I had never had so much free time before. As I was off work in the spring, I spent more time outside, planting my first garden, and working in the yard. All of my workouts were outdoors too, as I went biking, walking, or running nearly everyday. My partner’s shift work allowed us to go on road trips to the mountains in the middle of the week, when crowds were fewer, and we were able to do some spring skiing, and lots of hiking. I started experimenting more with cooking (never my forte), and got into a routine of recipe finding and meal planning, something I never thought I would do. I became more creative, refinishing old furniture, making homemade ornaments for the tree, and a wreath for the door. I read more personal development books and started listening to inspiring podcasts (I don’t know why it took me so long to jump on the podcast train as they’ve been life changing!). I grew my journaling practice by adding daily affirmations to my daily gratitudes, and I journal more than before to figure out what I want and how I want to live my life. I started a yoga practice, which I found quite grounding, and a meditation practice, which now I rely on to keep me more balanced and able to handle life’s ups and downs. Those 7 months were truly a gift and I am very grateful that I was given the time to just be me.
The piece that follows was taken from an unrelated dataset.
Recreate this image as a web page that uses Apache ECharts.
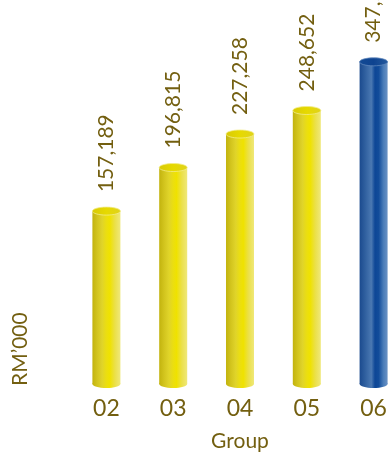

What I’ve come to realize since is that being given the time to do activities that nourished my spirit was the ultimate in self-care. Before I had thought self-care was more of an indulgent soak in a big tub with bubbles and a glass of wine (and if that’s your thing, go for it!), but for me it was doing things that I enjoyed, alone or with the people I love, that nourished my mind, my body, and my soul. I was taking care of me and putting myself first, something that before I often didn’t do, and that was the reason I burnt out teaching. Self-care is a necessity, not a nice-to-have, as without it we cannot be the teachers, parents, partners, family members, employees, entrepreneurs we want to be. Just like putting your oxygen mask on first when you’re on a plane, you need to prioritize your own wellness so that you are able to be the best version of yourself for the people who love (and depend on!) you.